У вас есть мой сценарий «Воодушевление»[699], он уже давно у вас. Когда же будет решение по нему[700]? Сообщи мне, пожалуйста: Тверской бульв[ар], 25, кв. 27, – или вызови меня.
Привет. А. Платонов.
Печатается по автографу: РГАЛИ, ф. 2208, оп. 2, ед. хр. 407, л. 1. Датируется условно – концом 1938 г.
Черняк Яков Захарович (1898–1955) – литературовед, редактор. В 1922–1929 гг. – ответственный секретарь журнала «Печать и революция»; в 1929–1931 гг. – редактор отдела прозы издательства «Земля и фабрика»; с конца 1938 г. – редактор сценарного отдела Комитета по делам кинематографии. Черняк высоко ценил прозу Платонова, о чем свидетельствует оставшаяся неопубликованной его статья «Сатирический реализм Андрея Платонова» (РГАЛИ, ф. 2208, оп. 2, ед. хр. 10), а также выступление на обсуждении повести «Впрок» в 1930 г. (см. прим. 10 к п. 158).
{228} И. В. Сталину.
1938 г. Москва.
Я обращаюсь к Вам, Иосиф Виссарионович, с отцовской просьбой[701]. В конце апреля этого года арестован мой пятнадцатилетний сын, Платонов Платон Андреевич. Он был арестован вне дома, и я узнал об аресте 4/V, когда пришли делать обыск.
До последнего времени мой сын сидел в Бутырской тюрьме, а недавно мне сказали, что он выслан. Приговор и место, куда его выслали, мне неизвестны.
Мне кажется, что плохо, если отказывается отец от сына или сын от отца, поэтому я от сына никогда не могу отказаться, я не в состоянии преодолеть своего естественного чувства к нему. Я считаю, что если сын мой виновен, то я, его отец, виновен вдвое, потому что не сумел его воспитать, и меня надо посадить в тюрьму и наказать, а сына освободить.
Сын мой ведь всего подросток. В его возрасте бывают всякого рода трудности, связанные просто с формированием тела человека. Кроме того, сын мой болен.
Если же нельзя меня посадить в тюрьму в качестве заложника ради освобождения сына, то прошу освободить его под [залог][702].
Иосиф Виссарионович! Я и мать моего сына просим Вас понять наше глубокое горе и облегчить его.

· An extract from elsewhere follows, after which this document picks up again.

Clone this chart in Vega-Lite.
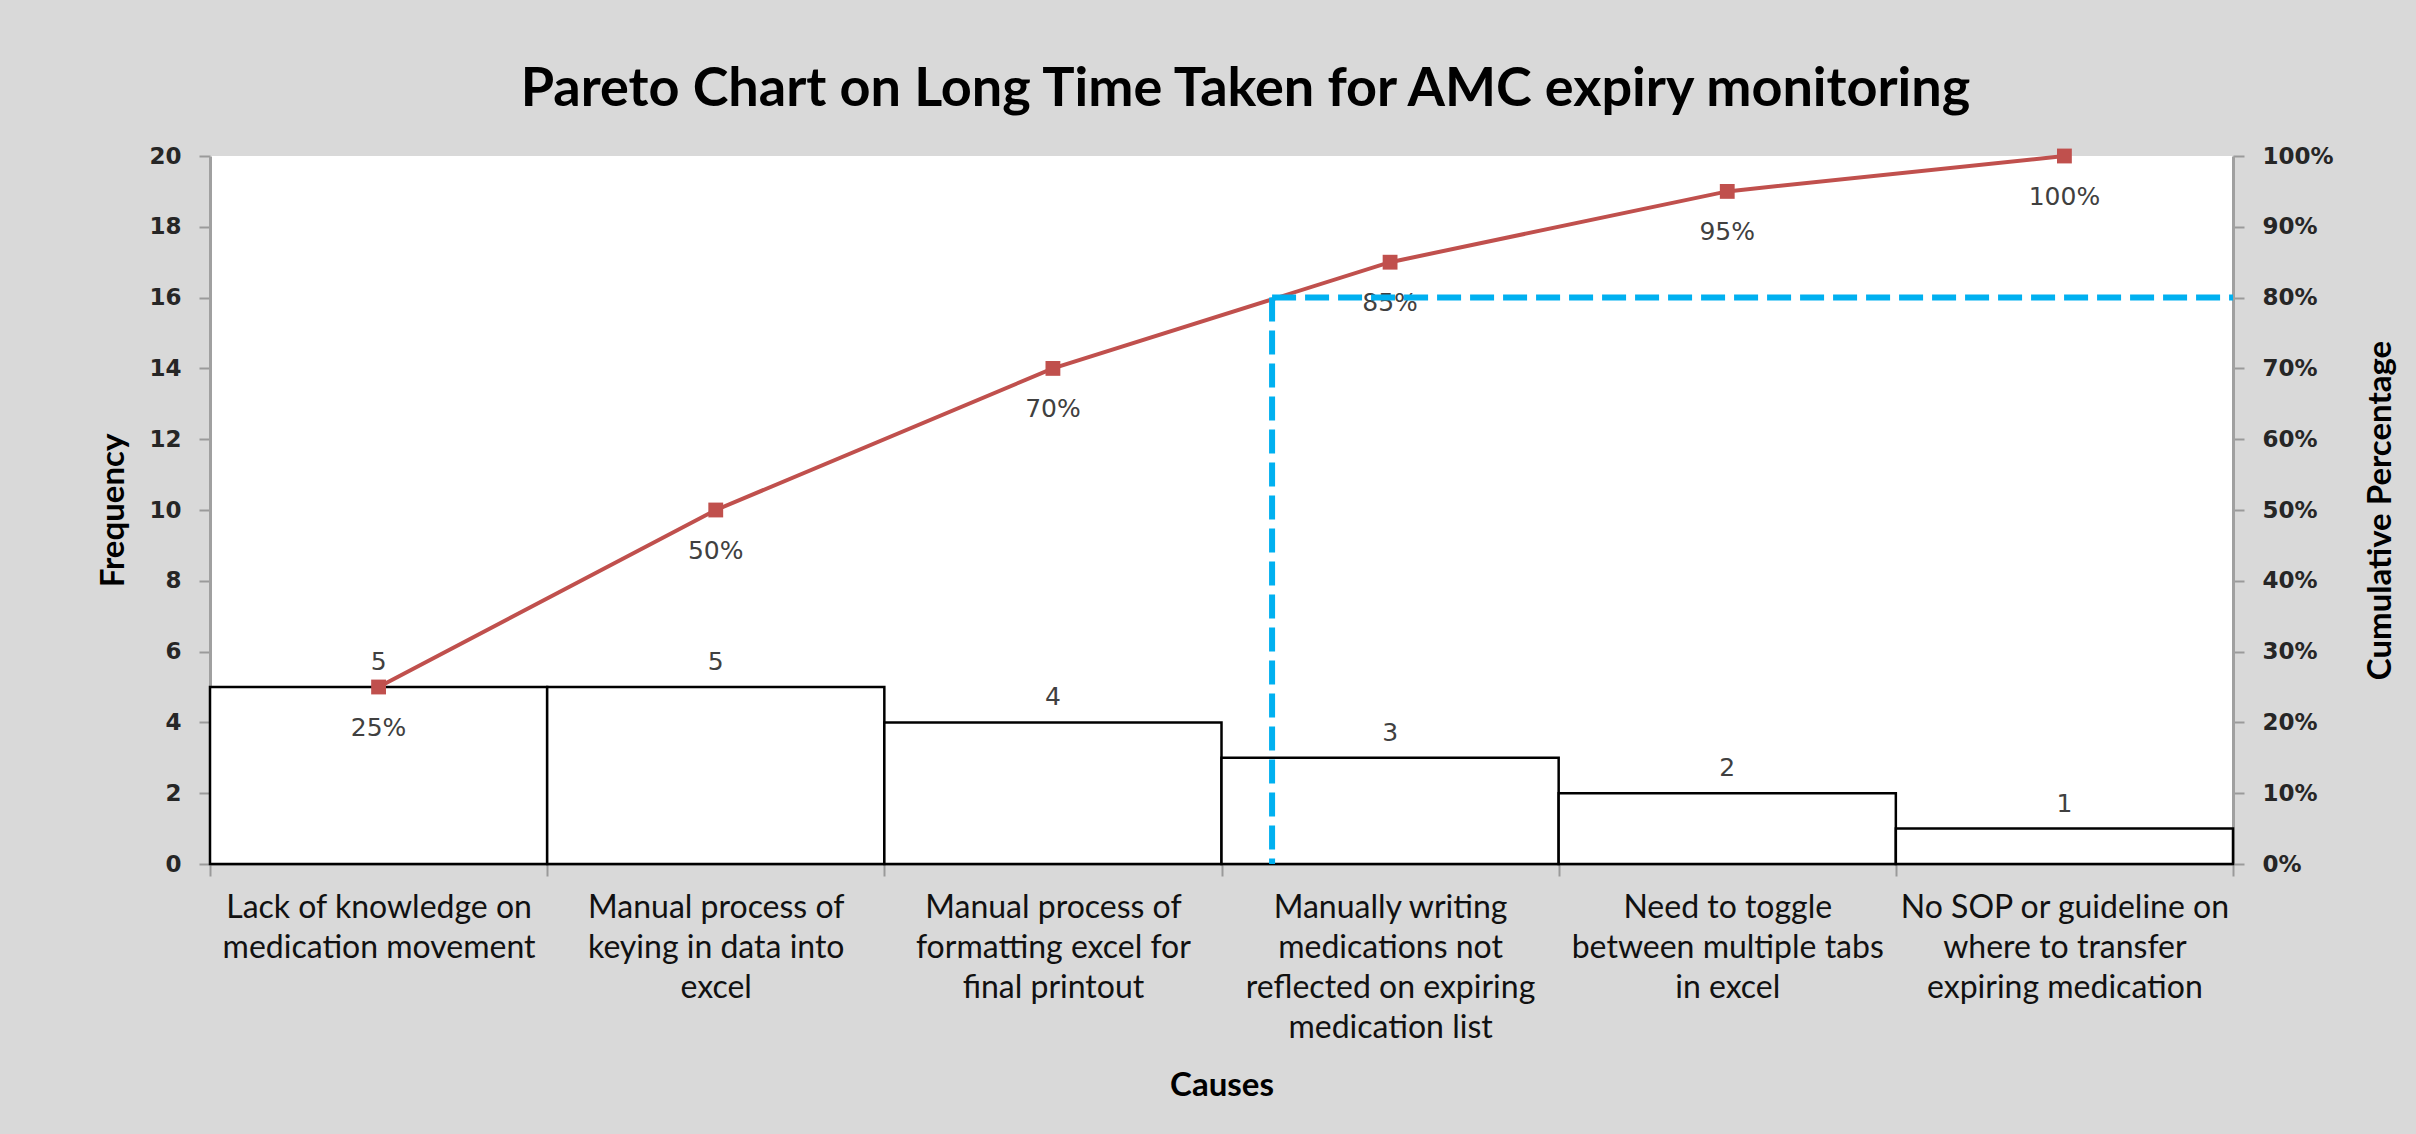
{
  "$schema": "https://vega.github.io/schema/vega-lite/v6.json",
  "autosize": {"type": "none"},
  "width": 2023,
  "height": 708,
  "padding": {"left": 210, "top": 156, "right": 183, "bottom": 270},
  "background": "#d9d9d9",
  "view": {"fill": "white", "stroke": null},
  "title": {
    "text": "Pareto Chart on Long Time Taken for AMC expiry monitoring",
    "font": "Lato", "fontWeight": "bold", "fontSize": 54, "color": "#000000",
    "anchor": "middle", "dx": 24, "offset": 28
  },
  "datasets": {
    "causes": [
      {"cause": "Lack of knowledge on medication movement", "frequency": 5, "cumulative": 0.25},
      {"cause": "Manual process of keying in data into excel", "frequency": 5, "cumulative": 0.50},
      {"cause": "Manual process of formatting excel for final printout", "frequency": 4, "cumulative": 0.70},
      {"cause": "Manually writing medications not reflected on expiring medication list", "frequency": 3, "cumulative": 0.85},
      {"cause": "Need to toggle between multiple tabs in excel", "frequency": 2, "cumulative": 0.95},
      {"cause": "No SOP or guideline on where to transfer expiring medication", "frequency": 1, "cumulative": 1.00}
    ],
    "cutoff": [
      {"cross_x": 3.15, "end_x": 6, "level": 0.8, "base": 0}
    ]
  },
  "layer": [
    {
      "data": {"name": "causes"},
      "encoding": {
        "x": {
          "field": "cause", "type": "nominal", "sort": null,
          "scale": {"paddingInner": 0, "paddingOuter": 0},
          "axis": {
            "title": "Causes", "titleFont": "Lato", "titleFontWeight": "bold", "titleFontSize": 33, "titleColor": "#000000", "titlePadding": 26,
            "labelAngle": 0, "labelFont": "Lato", "labelFontSize": 32, "labelLineHeight": 40, "labelColor": "#111111",
            "labelLimit": 0, "labelPadding": 16, "labelBaseline": "top",
            "labelExpr": "{'Lack of knowledge on medication movement': ['Lack of knowledge on', 'medication movement'], 'Manual process of keying in data into excel': ['Manual process of', 'keying in data into', 'excel'], 'Manual process of formatting excel for final printout': ['Manual process of', 'formatting excel for', 'final printout'], 'Manually writing medications not reflected on expiring medication list': ['Manually writing', 'medications not', 'reflected on expiring', 'medication list'], 'Need to toggle between multiple tabs in excel': ['Need to toggle', 'between multiple tabs', 'in excel'], 'No SOP or guideline on where to transfer expiring medication': ['No SOP or guideline on', 'where to transfer', 'expiring medication']}[datum.value]",
            "tickBand": "extent", "tickSize": 12, "tickColor": "#9a9a9a", "tickWidth": 2,
            "domainColor": "#868686", "domainWidth": 2
          }
        },
        "y": {
          "field": "frequency", "type": "quantitative",
          "scale": {"domain": [0, 20], "nice": false},
          "axis": {
            "title": "Frequency", "titleFont": "Lato", "titleFontWeight": "bold", "titleFontSize": 33, "titleColor": "#000000", "titlePadding": 18,
            "values": [0, 2, 4, 6, 8, 10, 12, 14, 16, 18, 20],
            "labelFont": "DejaVu Sans", "labelFontSize": 23, "labelFontWeight": "bold", "labelColor": "#262626", "labelPadding": 18,
            "tickSize": 11, "tickColor": "#9a9a9a", "tickWidth": 2,
            "domainColor": "#a0a0a0", "domainWidth": 3, "grid": false
          }
        }
      },
      "layer": [
        {"mark": {"type": "bar", "fill": "white", "stroke": "#000000", "strokeWidth": 2.5}},
        {
          "mark": {"type": "text", "baseline": "bottom", "dy": -12, "font": "DejaVu Sans", "fontSize": 25, "color": "#404040"},
          "encoding": {"text": {"field": "frequency", "type": "quantitative"}}
        }
      ]
    },
    {
      "resolve": {"scale": {"x": "independent"}},
      "encoding": {
        "y": {
          "field": "cumulative", "type": "quantitative",
          "scale": {"domain": [0, 1], "nice": false},
          "axis": {
            "orient": "right", "title": "Cumulative Percentage", "format": ".0%", "titleAngle": 270,
            "titleFont": "Lato", "titleFontWeight": "bold", "titleFontSize": 33, "titleColor": "#000000", "titlePadding": 64,
            "values": [0, 0.1, 0.2, 0.3, 0.4, 0.5, 0.6, 0.7, 0.8, 0.9, 1],
            "labelFont": "DejaVu Sans", "labelFontSize": 23, "labelFontWeight": "bold", "labelColor": "#262626", "labelPadding": 18,
            "tickSize": 11, "tickColor": "#9a9a9a", "tickWidth": 2,
            "domainColor": "#a0a0a0", "domainWidth": 3, "grid": false
          }
        }
      },
      "layer": [
        {
          "data": {"name": "causes"},
          "encoding": {
            "x": {"field": "cause", "type": "nominal", "sort": null, "scale": {"paddingInner": 0, "paddingOuter": 0}, "axis": null}
          },
          "layer": [
            {"mark": {"type": "line", "color": "#c0504d", "strokeWidth": 4}},
            {"mark": {"type": "point", "shape": "square", "filled": true, "size": 220, "color": "#c0504d", "opacity": 1}},
            {
              "mark": {"type": "text", "baseline": "middle", "dy": 41, "font": "DejaVu Sans", "fontSize": 25, "color": "#404040"},
              "encoding": {"text": {"field": "cumulative", "type": "quantitative", "format": ".0%"}}
            }
          ]
        },
        {
          "data": {"name": "cutoff"},
          "encoding": {
            "x": {"field": "cross_x", "type": "quantitative", "scale": {"domain": [0, 6], "nice": false, "zero": true}, "axis": null},
            "y": {"field": "level", "type": "quantitative"}
          },
          "layer": [
            {
              "mark": {"type": "rule", "color": "#00b0f0", "strokeWidth": 6, "strokeDash": [24, 9]},
              "encoding": {"x2": {"field": "end_x"}}
            },
            {
              "mark": {"type": "rule", "color": "#00b0f0", "strokeWidth": 6, "strokeDash": [24, 9]},
              "encoding": {"y2": {"field": "base"}}
            }
          ]
        }
      ]
    }
  ],
  "resolve": {"scale": {"y": "independent", "x": "independent"}}
}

Верящий Вам [А. Платонов].
– 2Обращаюсь к Вам, Иосиф Виссарионович, с отцовской просьбой. В конце апр[еля] прошлого г[ода] органами НКВД был арестован мой сын – мальчик пятнадцати л[ет], Пл[атонов] П. А. С тех пор прошло 9 месяцев, но ни я, ни моя жена, мать арестованного, не имеем от сына никаких известий и даже место его заключения нам не известно.
Я считаю, что пятнадцатилетнего мальчика нельзя считать политическим преступником и подвергать его полному и суровому наказанию, как врага народа. Он, мой сын, и так уже достаточно настрадался в девятимесячном тюремном заключении.